What is the Degrees Minutes Seconds Calculator?
This tool converts an angle written in the degrees–minutes–seconds (DMS) format into decimal degrees and radians. DMS is widely used in navigation, surveying, astronomy and geographic coordinates (latitude and longitude), where one degree is divided into 60 arcminutes and each minute into 60 arcseconds. Decimal degrees are easier to use in calculators, spreadsheets and mapping software.
How to use it
Enter the whole degrees value (use a negative number for south latitudes or west longitudes), the minutes (0–59) and the seconds (0–59.999). The calculator returns the equivalent decimal degrees plus the same angle expressed in radians.
The formula explained
The conversion is a simple weighted sum:
$$\text{Decimal Degrees} = \text{Degrees} + \frac{\text{Minutes}}{60} + \frac{\text{Seconds}}{3600}$$
Because 1 minute = 1/60 of a degree and 1 second = 1/3600 of a degree, dividing each sub-unit by its place value and adding them rebuilds the full angle. To convert to radians, multiply the result by \(\pi/180\).
Worked example
Take the latitude 40° 26′ 46″. Compute \(26 \div 60 = 0.43333\ldots\) and \(46 \div 3600 = 0.012777\ldots\). Adding: $$40 + 0.43333 + 0.012777 = 40.446111°$$ In radians that is \(40.446111 \times \pi/180 \approx 0.705919 \text{ rad}\).
FAQ
How do I handle negative coordinates? Put the minus sign on the degrees field. The minutes and seconds always stay positive; the calculator applies the sign to the whole result.
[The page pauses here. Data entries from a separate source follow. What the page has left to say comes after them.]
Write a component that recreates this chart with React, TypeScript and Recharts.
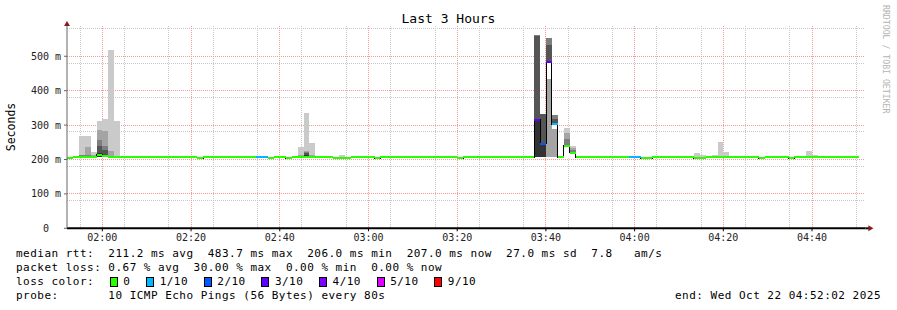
import React from 'react'
import { ComposedChart, Area, Line, XAxis, YAxis, CartesianGrid, ReferenceDot } from 'recharts'

// time axis in minutes of the day; one rrd row = 80 s
const START = 112 + 2 / 60 // 01:52:02
const END = START + 180 // 04:52:02
const STEP = 80 / 60

const timeTicks = [120, 140, 160, 180, 200, 220, 240, 260, 280]
const timeMinor = [115, 125, 130, 135, 145, 150, 155, 165, 170, 175, 185, 190, 195, 205, 210, 215,
  225, 230, 235, 245, 250, 255, 265, 270, 275, 285, 290]
const rttTicks = [0, 100, 200, 300, 400, 500]
const rttMinor = [20, 40, 60, 80, 120, 140, 160, 180, 220, 240, 260, 280, 320, 340, 360, 380,
  420, 440, 460, 480, 520, 540, 560, 580]

// median rtt (ms) per 80 s row, rows 0..133
const median = [
  204, 207, 207, 207, 207, 214, 210, 207, 207, 207,
  207, 207, 207, 207, 207, 207, 207, 207, 207, 207,
  207, 207, 204, 207, 207, 207, 207, 207, 207, 207,
  207, 207, 207, 207, 204, 207, 207, 204, 207, 207,
  207, 207, 207, 207, 207, 204, 204, 204, 207, 207,
  207, 207, 204, 207, 207, 207, 207, 207, 207, 207,
  207, 207, 207, 207, 207, 207, 204, 207, 207, 207,
  207, 207, 207, 207, 207, 207, 207, 207, 207, 315,
  246, 484, 303, 207, 240, 220, 207, 207, 207, 207,
  207, 207, 207, 207, 207, 207, 207, 204, 204, 207,
  207, 207, 207, 207, 207, 207, 204, 204, 207, 207,
  207, 207, 207, 207, 207, 207, 207, 204, 207, 207,
  207, 207, 204, 207, 207, 207, 207, 207, 207, 207,
  207, 207, 207, 207,
]
// lost pings out of 10, same rows
const loss = [
  0, 0, 0, 0, 0, 0, 0, 0, 0, 0,
  0, 0, 0, 0, 0, 0, 0, 0, 0, 0,
  0, 0, 0, 0, 0, 0, 0, 0, 0, 0,
  0, 0, 1, 1, 0, 0, 0, 0, 0, 0,
  0, 0, 0, 0, 0, 0, 0, 0, 0, 0,
  0, 0, 0, 0, 0, 0, 0, 0, 0, 0,
  0, 0, 0, 0, 0, 0, 0, 0, 0, 0,
  0, 0, 0, 0, 0, 0, 0, 0, 0, 3,
  2, 3, 1, 0, 0, 0, 0, 0, 0, 0,
  0, 0, 0, 0, 0, 1, 1, 0, 0, 0,
  0, 0, 0, 0, 0, 0, 0, 0, 0, 0,
  0, 0, 0, 0, 0, 0, 0, 0, 0, 0,
  0, 0, 0, 0, 0, 0, 0, 0, 0, 0,
  0, 0, 0, 0,
]

// smoke bands: [row, low ms, high ms], outer pair first
const smoke1 = [
  [2, 207, 267], [3, 207, 267], [4, 207, 222], [5, 207, 312], [6, 207, 318], [7, 207, 517], [8, 207, 312],
  [39, 207, 236], [40, 207, 335], [41, 207, 248], [46, 207, 213],
  [84, 240, 292], [85, 220, 240],
  [106, 207, 219], [107, 207, 213], [109, 207, 213], [110, 207, 250], [111, 207, 221],
  [125, 207, 225], [126, 207, 213],
]
const smoke2 = [
  [2, 207, 214], [3, 207, 236], [4, 207, 212], [5, 207, 285], [6, 207, 283], [7, 207, 224],
  [39, 207, 212], [40, 207, 226], [41, 207, 213],
  [81, 207, 434], [82, 207, 288], [84, 240, 276], [85, 220, 232],
]
const smoke3 = [
  [2, 207, 212], [3, 207, 214], [5, 207, 256], [6, 207, 238], [40, 207, 222],
  [79, 207, 562], [81, 484, 553], [82, 303, 329], [84, 240, 261], [85, 220, 227],
]
const smoke4 = [
  [3, 207, 211], [5, 207, 238], [6, 207, 227], [40, 207, 218],
  [79, 207, 559], [80, 207, 332], [81, 484, 532], [82, 303, 319],
]
const smoke5 = [
  [5, 207, 218], [6, 207, 214], [40, 207, 213], [79, 207, 315], [80, 207, 246],
]
const smokeGap = [
  [81, 434, 484], [82, 288, 303], [84, 207, 240], [85, 207, 220],
]

const lossLevels = [0, 1, 2, 3, 4, 5, 9]
const lossLabels = ['0', '1/10', '2/10', '3/10', '4/10', '5/10', '9/10']
const lossColors = ['#26ff00', '#00b8ff', '#0059ff', '#5e00ff', '#7e00ff', '#dd00ff', '#ff0000']

const rttStats = '211.2 ms avg  483.7 ms max  206.0 ms min  207.0 ms now  27.0 ms sd  7.8   am/s'
const lossStats = '0.67 % avg  30.00 % max  0.00 % min  0.00 % now'
const probeText = '10 ICMP Echo Pings (56 Bytes) every 80s'
const endText = 'end: Wed Oct 22 04:52:02 2025'

const MONO = '"DejaVu Sans Mono", "Liberation Mono", monospace'

type Pt = { t: number; v: number | number[] | null }

const rowTime = (k: number) => START + k * STEP

function bandData(rows: number[][]): Pt[] {
  const pts: Pt[] = []
  rows.forEach(([k, lo, hi], i) => {
    pts.push({ t: rowTime(k), v: [lo, hi] }, { t: rowTime(k + 1), v: [lo, hi] })
    const next = rows[i + 1]
    if (!next || next[0] !== k + 1) pts.push({ t: rowTime(k + 1), v: null })
  })
  return pts
}

// smokeping paints the median as short bars per row, so no vertical joins
function medianData(level?: number): Pt[] {
  const pts: Pt[] = []
  median.forEach((m, k) => {
    if (level !== undefined && loss[k] !== level) return
    pts.push({ t: rowTime(k), v: m }, { t: rowTime(k + 1), v: m })
    const joined = level === undefined || (loss[k + 1] === level && median[k + 1] === m)
    if (!joined) pts.push({ t: rowTime(k + 1), v: null })
  })
  return pts
}

const hhmm = (m: number) =>
  `${String(Math.floor(m / 60)).padStart(2, '0')}:${String(Math.round(m % 60)).padStart(2, '0')}`

function RttTick({ x, y, payload }: any) {
  const label = payload.value === 0 ? '  0  ' : `${payload.value} m`
  return (
    <text x={x} y={y} dy="0.35em" textAnchor="end" xmlSpace="preserve" style={{ whiteSpace: 'pre' }}
      fontFamily={MONO} fontSize={10} fill="#222">{label}</text>
  )
}

const smokeLayers = [
  { rows: smoke1, color: '#cacaca' },
  { rows: smoke2, color: '#a4a4a4' },
  { rows: smoke3, color: '#7e7e7e' },
  { rows: smoke4, color: '#555555' },
  { rows: smoke5, color: '#323232' },
  { rows: smokeGap, color: '#ffffff' },
]

const css = `
.recharts-area-area, .recharts-cartesian-grid line, .recharts-line-curve { shape-rendering: crispEdges; }
`

const textStyle: React.CSSProperties = {
  position: 'absolute', left: 16, fontFamily: MONO, fontSize: 11, letterSpacing: '0.48px',
  lineHeight: '14px', whiteSpace: 'pre', color: '#000',
}

export default function App() {
  return (
    <div style={{ position: 'absolute', left: 0, top: 0, width: 897, height: 310, background: '#fff' }}>
      <style>{css}</style>
      <div style={{ position: 'absolute', left: 0, top: 11, width: 897, textAlign: 'center', fontFamily: MONO, fontSize: 13, lineHeight: '16px' }}>
        Last 3 Hours
      </div>
      <div style={{ position: 'absolute', left: 11, top: 127, transform: 'translate(-50%, -50%) rotate(-90deg)', fontFamily: MONO, fontSize: 11.5, whiteSpace: 'nowrap' }}>
        Seconds
      </div>
      <div style={{ position: 'absolute', left: 881, top: 5, writingMode: 'vertical-rl', fontFamily: MONO, fontSize: 8.2, color: '#b4b4b4', whiteSpace: 'pre' }}>
        RRDTOOL / TOBI OETIKER
      </div>

      <ComposedChart width={897} height={310} margin={{ top: 26, right: 31.6, bottom: 51.7, left: 0 }}>
        <CartesianGrid horizontalValues={rttMinor} verticalValues={timeMinor} stroke="#c8c8c8" strokeDasharray="1 1" />
        <CartesianGrid horizontalValues={rttTicks} verticalValues={timeTicks} stroke="#f39a9a" strokeDasharray="1 1" />
        <XAxis
          type="number"
          dataKey="t"
          domain={[START, END]}
          allowDataOverflow
          ticks={timeTicks}
          tickFormatter={hhmm}
          height={30}
          tickSize={3}
          tickMargin={3}
          axisLine={{ stroke: '#000', strokeWidth: 2 }}
          tickLine={{ stroke: '#000' }}
          tick={{ fontFamily: MONO, fontSize: 10, fill: '#222' }}
        />
        <YAxis
          type="number"
          domain={[0, 588]}
          allowDataOverflow
          ticks={rttTicks}
          width={67}
          tickSize={3}
          tickMargin={3}
          axisLine={{ stroke: '#666' }}
          tickLine={{ stroke: '#666' }}
          tick={<RttTick />}
        />
        {smokeLayers.map((layer, i) => (
          <Area
            key={i}
            data={bandData(layer.rows)}
            dataKey="v"
            type="linear"
            fill={layer.color}
            fillOpacity={1}
            stroke="none"
            dot={false}
            activeDot={false}
            isAnimationActive={false}
          />
        ))}
        <Line data={medianData()} dataKey="v" type="linear" stroke="#000" strokeWidth={1}
          dot={false} activeDot={false} isAnimationActive={false} />
        {lossLevels.map((lv, i) => (
          <Line
            key={lv}
            data={medianData(lv)}
            dataKey="v"
            type="linear"
            stroke={lossColors[i]}
            strokeWidth={2}
            dot={false}
            activeDot={false}
            isAnimationActive={false}
          />
        ))}
        <ReferenceDot
          x={END}
          y={0}
          ifOverflow="visible"
          shape={(p: any) => (
            <g>
              <line x1={p.cx} x2={p.cx + 4} y1={p.cy} y2={p.cy} stroke="#000" strokeWidth={2} />
              <polygon points={`${p.cx + 3},${p.cy - 3} ${p.cx + 8},${p.cy} ${p.cx + 3},${p.cy + 3}`} fill="#8b1a1a" />
            </g>
          )}
        />
        <ReferenceDot
          x={START}
          y={588}
          ifOverflow="visible"
          shape={(p: any) => (
            <polygon points={`${p.cx - 3},${p.cy} ${p.cx},${p.cy - 5} ${p.cx + 3},${p.cy}`} fill="#8b1a1a" />
          )}
        />
      </ComposedChart>

      <div style={{ ...textStyle, top: 247 }}>{'median rtt:  ' + rttStats}</div>
      <div style={{ ...textStyle, top: 261 }}>{'packet loss: ' + lossStats}</div>
      <div style={{ ...textStyle, top: 275, display: 'flex', alignItems: 'center' }}>
        <span>{'loss color:  '}</span>
        {lossLabels.map((lab, i) => (
          <React.Fragment key={lab}>
            <span style={{ display: 'inline-block', width: 6, height: 8, border: '1px solid #000', background: lossColors[i], marginLeft: 1.5, marginRight: 5.5 }} />
            <span>{lab + (i < lossLabels.length - 1 ? '  ' : '')}</span>
          </React.Fragment>
        ))}
      </div>
      <div style={{ ...textStyle, top: 289 }}>{'probe:       ' + probeText}</div>
      <div style={{ ...textStyle, top: 289, left: 'auto', right: 16 }}>{endText}</div>
    </div>
  )
}
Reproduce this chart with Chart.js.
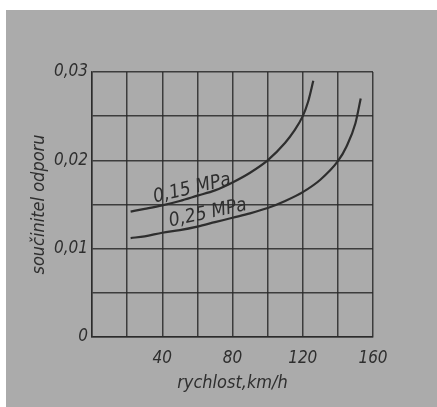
<!DOCTYPE html>
<html>
<head>
<meta charset="utf-8">
<script src="https://cdn.jsdelivr.net/npm/chart.js@4/dist/chart.umd.min.js"></script>
<style>
html,body{margin:0;padding:0;background:#fff;}
#c{display:block;}
</style>
</head>
<body>
<canvas id="c" width="437" height="407"></canvas>
<script>
// ---- data ----
const speed015 = [22, 30, 40, 50, 60, 70, 80, 90, 100, 110, 115, 120, 123, 126];
const coef015  = [0.0142, 0.0145, 0.0149, 0.0154, 0.0160, 0.0166, 0.0175, 0.0186, 0.0200, 0.0220, 0.0233, 0.0250, 0.0266, 0.0290];
const speed025 = [22, 30, 40, 50, 60, 70, 80, 90, 100, 110, 120, 130, 140, 145, 150, 153];
const coef025  = [0.0112, 0.0114, 0.0118, 0.0121, 0.0125, 0.0130, 0.0135, 0.0140, 0.0146, 0.0154, 0.0164, 0.0178, 0.0199, 0.0216, 0.0242, 0.0270];
const seriesLabels = ['0,15 MPa', '0,25 MPa'];
const xTickLabels = {40: '40', 80: '80', 120: '120', 160: '160'};
const yTickLabels = ['0', '0,01', '0,02', '0,03'];
const xTitle = 'rychlost,km/h';
const yTitle = 'součinitel odporu';

const FONT = "'DejaVu Sans Condensed','Liberation Sans Narrow','DejaVu Sans',sans-serif";
const INK = '#2e2e2e';
const GRID = 'rgba(40,40,40,0.85)';

// label anchor points in data space
const labelAnchors = [{x: 57, y: 0.0168, rot: -0.23}, {x: 66, y: 0.0140, rot: -0.21}];

const bgPlugin = {
  id: 'bg',
  beforeDraw(chart) {
    const ctx = chart.ctx;
    ctx.save();
    ctx.fillStyle = '#ffffff';
    ctx.fillRect(0, 0, chart.width, chart.height);
    ctx.fillStyle = '#ababab';
    ctx.fillRect(6, 10, chart.width - 6, chart.height - 10);
    ctx.restore();
  }
};

const curveLabelPlugin = {
  id: 'curveLabels',
  afterDatasetsDraw(chart) {
    const ctx = chart.ctx;
    const xs = chart.scales.x, ys = chart.scales.y;
    ctx.save();
    ctx.fillStyle = INK;
    ctx.font = 'italic 19px ' + FONT;
    ctx.textAlign = 'center';
    ctx.textBaseline = 'middle';
    seriesLabels.forEach((t, i) => {
      const a = labelAnchors[i];
      ctx.save();
      ctx.translate(xs.getPixelForValue(a.x), ys.getPixelForValue(a.y));
      ctx.rotate(a.rot);
      ctx.fillText(t, 0, 0);
      ctx.restore();
    });
    ctx.restore();
  }
};

new Chart(document.getElementById('c'), {
  type: 'line',
  data: {
    datasets: [
      {label: seriesLabels[0], data: speed015.map((x, i) => ({x, y: coef015[i]}))},
      {label: seriesLabels[1], data: speed025.map((x, i) => ({x, y: coef025[i]}))}
    ].map(d => Object.assign(d, {
      borderColor: INK, borderWidth: 2.2, pointRadius: 0,
      cubicInterpolationMode: 'monotone', fill: false
    }))
  },
  options: {
    responsive: false,
    animation: false,
    layout: {padding: {top: 72, right: 64, bottom: 0, left: 0}},
    plugins: {legend: {display: false}, tooltip: {enabled: false}},
    scales: {
      x: {
        type: 'linear', min: 0, max: 160,
        afterFit(s) { s.height = 70; },
        grid: {color: GRID, lineWidth: 1.5, drawTicks: false},
        border: {color: GRID, width: 1.5},
        ticks: {
          stepSize: 20, padding: 11, color: INK, maxRotation: 0, autoSkip: false,
          font: {family: FONT, size: 17, style: 'italic'},
          callback: v => xTickLabels[v] || ''
        },
        title: {display: true, text: xTitle, color: INK,
          font: {family: FONT, size: 18, style: 'italic'}, padding: {top: 0, bottom: 13}}
      },
      y: {
        type: 'linear', min: 0, max: 0.03,
        afterFit(s) { s.width = 92; },
        grid: {color: GRID, lineWidth: 1.5, drawTicks: false},
        border: {color: GRID, width: 1.5},
        ticks: {
          stepSize: 0.005, padding: 4, color: INK, autoSkip: false,
          font: {family: FONT, size: 17, style: 'italic'},
          callback: v => {
            const k = Math.round(v / 0.005);
            return k % 2 === 0 ? yTickLabels[k / 2] : '';
          }
        },
        title: {display: true, text: yTitle, color: INK,
          font: {family: FONT, size: 18, style: 'italic'}, padding: {top: 29, bottom: 0}}
      }
    }
  },
  plugins: [bgPlugin, curveLabelPlugin]
});
</script>
</body>
</html>
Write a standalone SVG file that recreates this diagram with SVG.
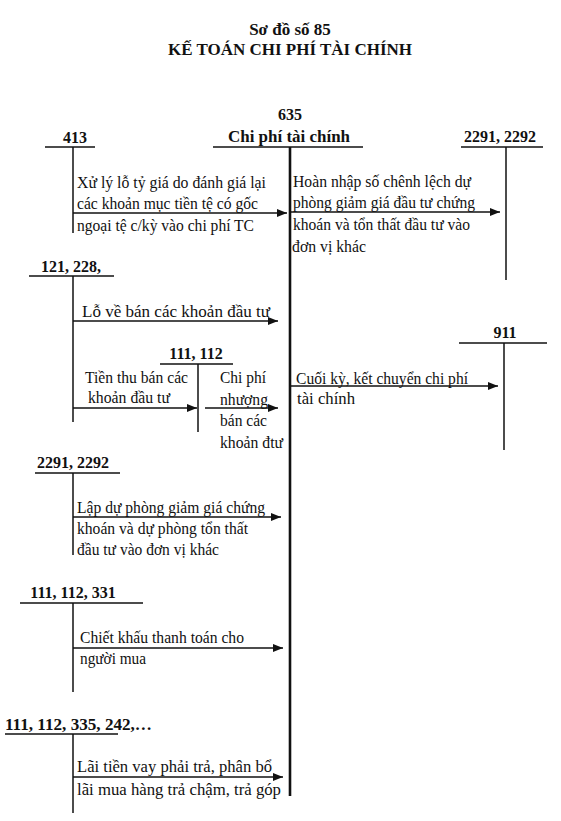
<svg xmlns="http://www.w3.org/2000/svg" width="561" height="821" viewBox="0 0 561 821">
<style>
text{font-family:"Liberation Serif","Times New Roman",serif;fill:#111}
.t{font-size:17px;font-weight:bold}
.lb{font-size:16px;font-weight:bold}
.tx{font-size:16px}
.ln{stroke:#111;stroke-width:1.5;fill:none}
.main{stroke:#111;stroke-width:2.6;fill:none}
.ar{stroke:#111;stroke-width:1.3;fill:none;marker-end:url(#ah)}
</style>
<defs>
<marker id="ah" viewBox="0 0 10 8" refX="10" refY="4" markerWidth="10" markerHeight="8" markerUnits="userSpaceOnUse" orient="auto">
<path d="M0,0 L10,4 L0,8 z" fill="#111"/>
</marker>
</defs>
<rect width="561" height="821" fill="#fff"/>
<g id="title">
<text class="t" x="290" y="35" text-anchor="middle">Sơ đồ số 85</text>
<text class="t" x="290" y="55" text-anchor="middle" textLength="244" lengthAdjust="spacingAndGlyphs">KẾ TOÁN CHI PHÍ TÀI CHÍNH</text>
</g>
<g id="acc635">
<text class="lb" x="290" y="120" text-anchor="middle">635</text>
<text class="lb" x="289" y="142" text-anchor="middle" textLength="122" lengthAdjust="spacingAndGlyphs">Chi phí tài chính</text>
<line class="ln" x1="213" y1="147" x2="363" y2="147"/>
<line class="main" x1="290" y1="147" x2="290" y2="796"/>
</g>
<g id="acc413">
<text class="lb" x="75" y="143" text-anchor="middle">413</text>
<line class="ln" x1="45" y1="147" x2="95" y2="147"/>
<line class="ln" x1="73" y1="147" x2="73" y2="233"/>
</g>
<g id="acc2291r">
<text class="lb" x="500" y="142" text-anchor="middle">2291, 2292</text>
<line class="ln" x1="461" y1="147" x2="543" y2="147"/>
<line class="ln" x1="506" y1="147" x2="506" y2="280"/>
</g>
<g id="acc121">
<text class="lb" x="71" y="272" text-anchor="middle">121, 228,</text>
<line class="ln" x1="29" y1="276" x2="114" y2="276"/>
<line class="ln" x1="73" y1="276" x2="73" y2="422"/>
</g>
<g id="acc111a">
<text class="lb" x="196" y="359" text-anchor="middle">111, 112</text>
<line class="ln" x1="160" y1="364" x2="233" y2="364"/>
<line class="ln" x1="198" y1="364" x2="198" y2="432"/>
</g>
<g id="acc911">
<text class="lb" x="505" y="338" text-anchor="middle">911</text>
<line class="ln" x1="459" y1="343" x2="547" y2="343"/>
<line class="ln" x1="504" y1="343" x2="504" y2="450"/>
</g>
<g id="acc2291l">
<text class="lb" x="73" y="468" text-anchor="middle">2291, 2292</text>
<line class="ln" x1="35" y1="473" x2="120" y2="473"/>
<line class="ln" x1="73" y1="473" x2="73" y2="555"/>
</g>
<g id="acc111b">
<text class="lb" x="73" y="598" text-anchor="middle">111, 112, 331</text>
<line class="ln" x1="20" y1="603" x2="143" y2="603"/>
<line class="ln" x1="73" y1="603" x2="73" y2="692"/>
</g>
<g id="acc111c">
<text class="lb" x="5" y="730" textLength="147" lengthAdjust="spacingAndGlyphs">111, 112, 335, 242,…</text>
<line class="ln" x1="5" y1="734" x2="118" y2="734"/>
<line class="ln" x1="73" y1="734" x2="73" y2="813"/>
</g>
<g id="connectors">
<line class="ar" x1="73" y1="213" x2="287" y2="213"/>
<line class="ar" x1="290" y1="212" x2="500" y2="212"/>
<line class="ar" x1="73" y1="321" x2="278" y2="321"/>
<line class="ar" x1="73" y1="408" x2="197" y2="408"/>
<line class="ar" x1="205" y1="408" x2="278" y2="408"/>
<line class="ar" x1="291" y1="386" x2="498" y2="386"/>
<line class="ar" x1="73" y1="517" x2="281" y2="517"/>
<line class="ar" x1="73" y1="648" x2="283" y2="648"/>
<line class="ar" x1="73" y1="777" x2="283" y2="777"/>
</g>
<g id="labels">
<text class="tx" x="77" y="188" textLength="189" lengthAdjust="spacingAndGlyphs">Xử lý lỗ tỷ giá do đánh giá lại</text>
<text class="tx" x="77" y="209" textLength="181" lengthAdjust="spacingAndGlyphs">các khoản mục tiền tệ có gốc</text>
<text class="tx" x="77" y="231" textLength="177" lengthAdjust="spacingAndGlyphs">ngoại tệ c/kỳ vào chi phí TC</text>
<text class="tx" x="293" y="187" textLength="178" lengthAdjust="spacingAndGlyphs">Hoàn nhập số chênh lệch dự</text>
<text class="tx" x="293" y="208" textLength="182" lengthAdjust="spacingAndGlyphs">phòng giảm giá đầu tư chứng</text>
<text class="tx" x="293" y="230" textLength="177" lengthAdjust="spacingAndGlyphs">khoán và tổn thất đầu tư vào</text>
<text class="tx" x="292" y="252" textLength="74" lengthAdjust="spacingAndGlyphs">đơn vị khác</text>
<text class="tx" x="82" y="317" textLength="188" lengthAdjust="spacingAndGlyphs">Lỗ về bán các khoản đầu tư</text>
<text class="tx" x="85" y="383" textLength="103" lengthAdjust="spacingAndGlyphs">Tiền thu bán các</text>
<text class="tx" x="88" y="403" textLength="82" lengthAdjust="spacingAndGlyphs">khoản đầu tư</text>
<text class="tx" x="220" y="383" textLength="46" lengthAdjust="spacingAndGlyphs">Chi phí</text>
<text class="tx" x="220" y="405" textLength="48" lengthAdjust="spacingAndGlyphs">nhượng</text>
<text class="tx" x="220" y="426" textLength="47" lengthAdjust="spacingAndGlyphs">bán các</text>
<text class="tx" x="220" y="448" textLength="63" lengthAdjust="spacingAndGlyphs">khoản đtư</text>
<text class="tx" x="296" y="384" textLength="172" lengthAdjust="spacingAndGlyphs">Cuối kỳ, kết chuyển chi phí</text>
<text class="tx" x="297" y="404" textLength="58" lengthAdjust="spacingAndGlyphs">tài chính</text>
<text class="tx" x="77" y="513" textLength="188" lengthAdjust="spacingAndGlyphs">Lập dự phòng giảm giá chứng</text>
<text class="tx" x="77" y="534" textLength="171" lengthAdjust="spacingAndGlyphs">khoán và dự phòng tổn thất</text>
<text class="tx" x="77" y="555" textLength="142" lengthAdjust="spacingAndGlyphs">đầu tư vào đơn vị khác</text>
<text class="tx" x="80" y="643" textLength="164" lengthAdjust="spacingAndGlyphs">Chiết khấu thanh toán cho</text>
<text class="tx" x="80" y="664" textLength="66" lengthAdjust="spacingAndGlyphs">người mua</text>
<text class="tx" x="77" y="772" textLength="195" lengthAdjust="spacingAndGlyphs">Lãi tiền vay phải trả, phân bổ</text>
<text class="tx" x="77" y="795" textLength="204" lengthAdjust="spacingAndGlyphs">lãi mua hàng trả chậm, trả góp</text>
</g>
</svg>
Can minutes or seconds exceed 60? In proper DMS notation they should stay below 60, but the math still works if you enter larger values — they will roll into the degrees total.
What's the difference between decimal degrees and radians? Decimal degrees express the angle on a 0–360 scale; radians express it on a 0–2π scale and are required by most trigonometric functions in programming.